_Written task_.
Only the lines from the start of the data through the line with "from matplotlib.ticker import" belong in the copy. Restate them word for word, minus the pictures.

· · · · · · ·

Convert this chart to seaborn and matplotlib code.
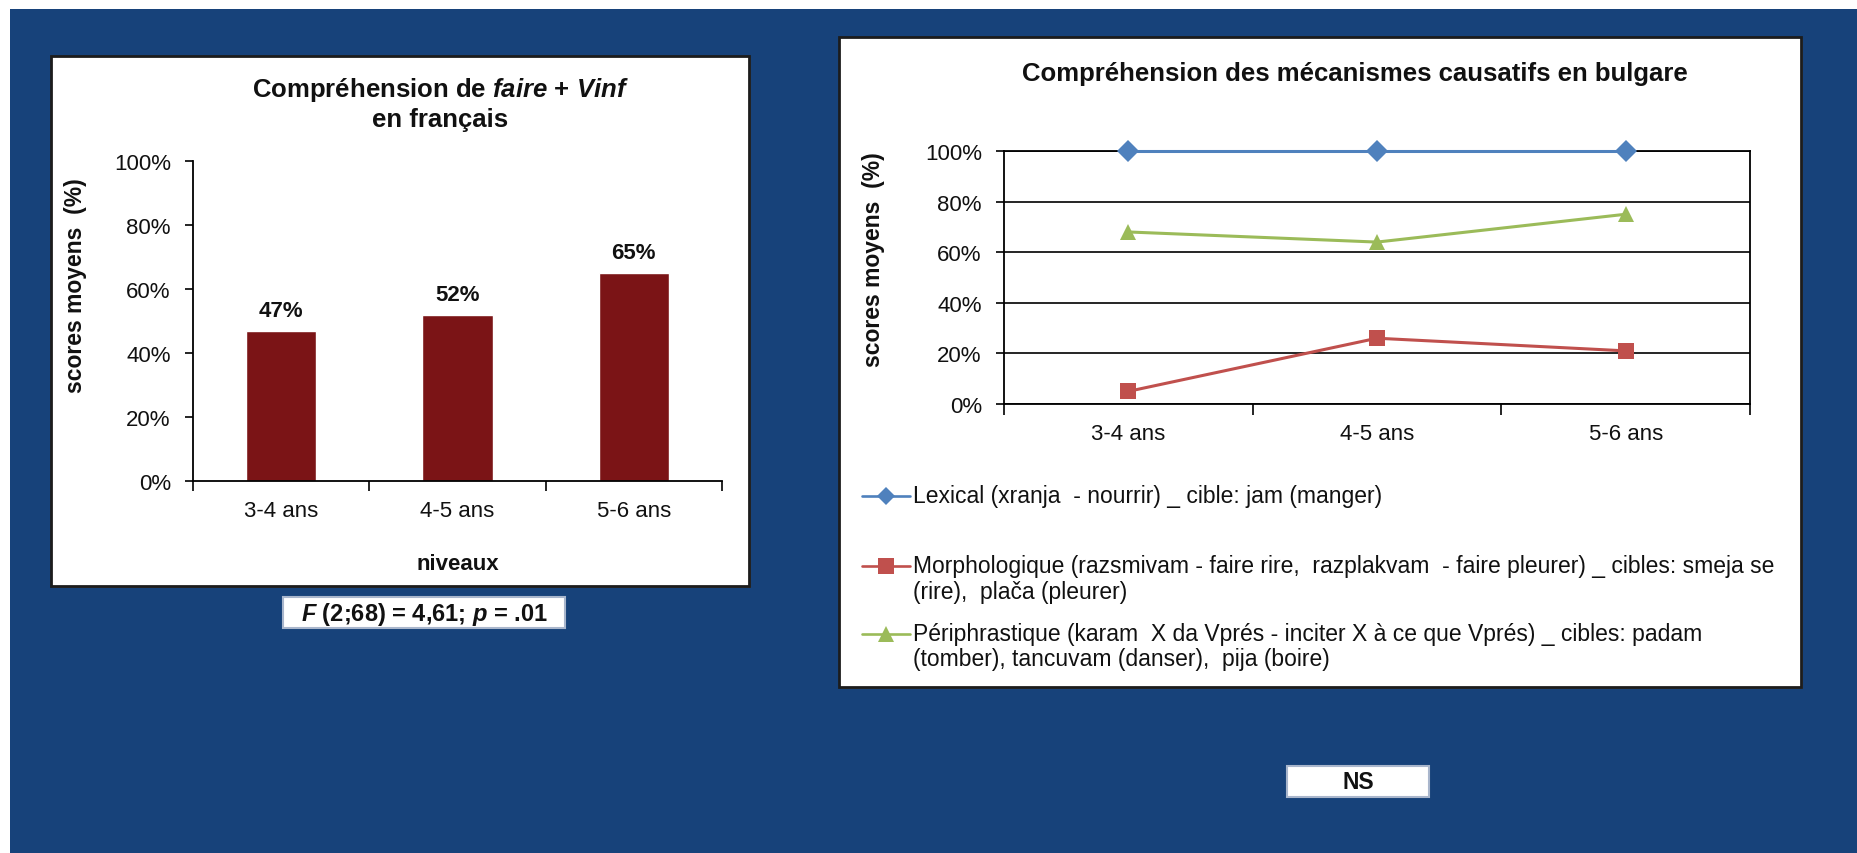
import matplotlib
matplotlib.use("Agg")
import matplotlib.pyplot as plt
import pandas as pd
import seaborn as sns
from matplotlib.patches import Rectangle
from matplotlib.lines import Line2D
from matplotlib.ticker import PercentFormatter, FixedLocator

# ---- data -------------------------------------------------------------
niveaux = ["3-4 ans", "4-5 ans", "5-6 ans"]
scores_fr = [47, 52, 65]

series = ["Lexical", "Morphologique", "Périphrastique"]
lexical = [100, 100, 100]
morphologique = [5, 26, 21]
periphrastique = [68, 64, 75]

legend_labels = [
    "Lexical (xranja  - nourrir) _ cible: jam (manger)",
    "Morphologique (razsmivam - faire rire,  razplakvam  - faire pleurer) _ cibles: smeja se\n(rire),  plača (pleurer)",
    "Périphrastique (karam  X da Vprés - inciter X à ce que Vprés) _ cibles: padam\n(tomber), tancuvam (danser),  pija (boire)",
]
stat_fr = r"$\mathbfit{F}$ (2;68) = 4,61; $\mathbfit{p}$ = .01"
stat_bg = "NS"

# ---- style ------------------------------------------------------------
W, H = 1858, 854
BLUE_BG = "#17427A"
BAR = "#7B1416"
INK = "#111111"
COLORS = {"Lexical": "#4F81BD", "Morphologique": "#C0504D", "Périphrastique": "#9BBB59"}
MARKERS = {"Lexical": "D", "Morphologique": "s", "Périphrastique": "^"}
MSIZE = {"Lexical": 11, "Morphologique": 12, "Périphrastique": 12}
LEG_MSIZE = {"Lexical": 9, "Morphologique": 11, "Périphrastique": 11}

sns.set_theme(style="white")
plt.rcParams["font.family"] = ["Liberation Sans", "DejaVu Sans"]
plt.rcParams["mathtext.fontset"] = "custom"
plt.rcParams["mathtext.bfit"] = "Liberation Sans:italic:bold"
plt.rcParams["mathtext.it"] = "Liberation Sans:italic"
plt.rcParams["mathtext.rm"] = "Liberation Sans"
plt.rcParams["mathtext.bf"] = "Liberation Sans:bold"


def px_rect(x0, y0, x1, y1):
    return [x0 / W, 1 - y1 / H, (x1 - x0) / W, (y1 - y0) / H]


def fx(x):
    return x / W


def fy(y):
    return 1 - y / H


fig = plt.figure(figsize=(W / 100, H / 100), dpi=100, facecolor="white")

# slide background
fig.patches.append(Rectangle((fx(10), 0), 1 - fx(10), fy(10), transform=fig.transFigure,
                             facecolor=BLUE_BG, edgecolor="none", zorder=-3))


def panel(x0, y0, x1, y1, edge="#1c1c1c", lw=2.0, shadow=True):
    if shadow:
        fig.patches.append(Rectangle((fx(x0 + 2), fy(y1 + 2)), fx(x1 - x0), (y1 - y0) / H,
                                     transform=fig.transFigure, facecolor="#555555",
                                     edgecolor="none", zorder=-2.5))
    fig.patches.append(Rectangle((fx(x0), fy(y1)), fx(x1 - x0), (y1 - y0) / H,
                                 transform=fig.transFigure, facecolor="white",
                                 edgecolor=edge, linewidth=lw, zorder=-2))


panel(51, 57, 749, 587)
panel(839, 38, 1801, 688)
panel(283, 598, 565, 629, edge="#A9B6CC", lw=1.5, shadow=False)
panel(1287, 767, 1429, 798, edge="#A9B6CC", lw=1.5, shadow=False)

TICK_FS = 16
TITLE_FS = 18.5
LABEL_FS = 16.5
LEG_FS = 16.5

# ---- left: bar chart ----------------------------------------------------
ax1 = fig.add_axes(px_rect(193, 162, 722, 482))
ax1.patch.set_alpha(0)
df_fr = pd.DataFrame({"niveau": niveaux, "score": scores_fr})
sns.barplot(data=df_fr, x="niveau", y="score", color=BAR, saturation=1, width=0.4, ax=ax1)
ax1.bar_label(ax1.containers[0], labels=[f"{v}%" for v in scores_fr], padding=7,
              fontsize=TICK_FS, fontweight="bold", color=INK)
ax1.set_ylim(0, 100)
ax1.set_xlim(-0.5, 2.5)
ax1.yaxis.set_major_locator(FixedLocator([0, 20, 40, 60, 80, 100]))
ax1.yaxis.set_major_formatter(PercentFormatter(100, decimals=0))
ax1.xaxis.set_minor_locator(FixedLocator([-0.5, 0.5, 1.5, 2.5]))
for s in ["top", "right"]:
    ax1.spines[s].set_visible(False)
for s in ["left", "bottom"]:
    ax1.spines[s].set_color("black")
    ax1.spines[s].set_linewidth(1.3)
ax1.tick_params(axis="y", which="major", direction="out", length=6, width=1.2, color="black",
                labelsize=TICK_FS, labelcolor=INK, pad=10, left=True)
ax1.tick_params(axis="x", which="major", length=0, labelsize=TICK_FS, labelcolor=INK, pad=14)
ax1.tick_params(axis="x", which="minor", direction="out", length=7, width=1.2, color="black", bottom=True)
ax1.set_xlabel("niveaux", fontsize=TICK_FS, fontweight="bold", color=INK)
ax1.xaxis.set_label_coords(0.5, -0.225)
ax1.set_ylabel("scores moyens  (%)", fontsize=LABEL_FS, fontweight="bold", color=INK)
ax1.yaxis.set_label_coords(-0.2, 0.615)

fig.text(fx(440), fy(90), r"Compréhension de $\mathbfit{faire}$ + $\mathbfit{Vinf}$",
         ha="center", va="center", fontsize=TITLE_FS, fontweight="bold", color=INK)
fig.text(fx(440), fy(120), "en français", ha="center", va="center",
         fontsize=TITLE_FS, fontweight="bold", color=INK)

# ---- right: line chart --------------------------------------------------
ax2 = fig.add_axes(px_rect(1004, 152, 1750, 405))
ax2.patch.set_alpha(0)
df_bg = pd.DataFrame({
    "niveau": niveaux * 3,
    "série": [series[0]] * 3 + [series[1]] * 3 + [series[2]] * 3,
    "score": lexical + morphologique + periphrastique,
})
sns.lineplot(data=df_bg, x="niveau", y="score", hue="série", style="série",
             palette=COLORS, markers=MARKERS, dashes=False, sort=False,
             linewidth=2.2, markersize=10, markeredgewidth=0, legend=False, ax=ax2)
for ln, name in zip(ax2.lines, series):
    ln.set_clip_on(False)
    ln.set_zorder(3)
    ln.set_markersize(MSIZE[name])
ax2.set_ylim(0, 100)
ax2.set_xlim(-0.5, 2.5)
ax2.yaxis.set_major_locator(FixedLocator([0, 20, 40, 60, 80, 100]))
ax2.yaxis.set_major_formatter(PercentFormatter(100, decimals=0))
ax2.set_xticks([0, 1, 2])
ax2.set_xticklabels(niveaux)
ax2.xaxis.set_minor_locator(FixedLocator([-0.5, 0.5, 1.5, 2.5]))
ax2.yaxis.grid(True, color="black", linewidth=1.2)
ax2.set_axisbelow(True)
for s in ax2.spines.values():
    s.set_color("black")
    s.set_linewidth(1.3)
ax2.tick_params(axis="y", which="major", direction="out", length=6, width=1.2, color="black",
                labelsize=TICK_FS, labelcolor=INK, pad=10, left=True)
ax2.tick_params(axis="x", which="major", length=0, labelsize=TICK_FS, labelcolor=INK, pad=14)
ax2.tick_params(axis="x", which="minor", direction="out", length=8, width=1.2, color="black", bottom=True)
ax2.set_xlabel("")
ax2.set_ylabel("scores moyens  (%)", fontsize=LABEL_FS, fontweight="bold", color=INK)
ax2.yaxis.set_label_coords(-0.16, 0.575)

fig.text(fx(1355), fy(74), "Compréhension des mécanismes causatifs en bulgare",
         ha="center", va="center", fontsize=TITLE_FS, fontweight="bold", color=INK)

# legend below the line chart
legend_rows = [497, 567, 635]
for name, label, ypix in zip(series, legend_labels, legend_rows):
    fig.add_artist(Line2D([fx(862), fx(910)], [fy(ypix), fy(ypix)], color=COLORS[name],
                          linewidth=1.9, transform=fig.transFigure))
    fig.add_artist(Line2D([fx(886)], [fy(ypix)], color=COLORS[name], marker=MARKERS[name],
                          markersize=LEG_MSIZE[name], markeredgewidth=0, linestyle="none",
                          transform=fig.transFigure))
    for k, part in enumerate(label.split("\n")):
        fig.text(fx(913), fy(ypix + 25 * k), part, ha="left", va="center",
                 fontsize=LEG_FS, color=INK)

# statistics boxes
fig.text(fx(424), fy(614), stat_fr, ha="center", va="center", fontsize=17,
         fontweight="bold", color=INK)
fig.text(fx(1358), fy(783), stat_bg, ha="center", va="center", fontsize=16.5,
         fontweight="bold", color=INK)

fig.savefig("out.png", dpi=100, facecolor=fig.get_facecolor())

· · · · · · ·

_Full response_.
Convert this chart to seaborn and matplotlib code.
import matplotlib
matplotlib.use("Agg")
import matplotlib.pyplot as plt
import pandas as pd
import seaborn as sns
from matplotlib.patches import Rectangle
from matplotlib.lines import Line2D
from matplotlib.ticker import PercentFormatter, FixedLocator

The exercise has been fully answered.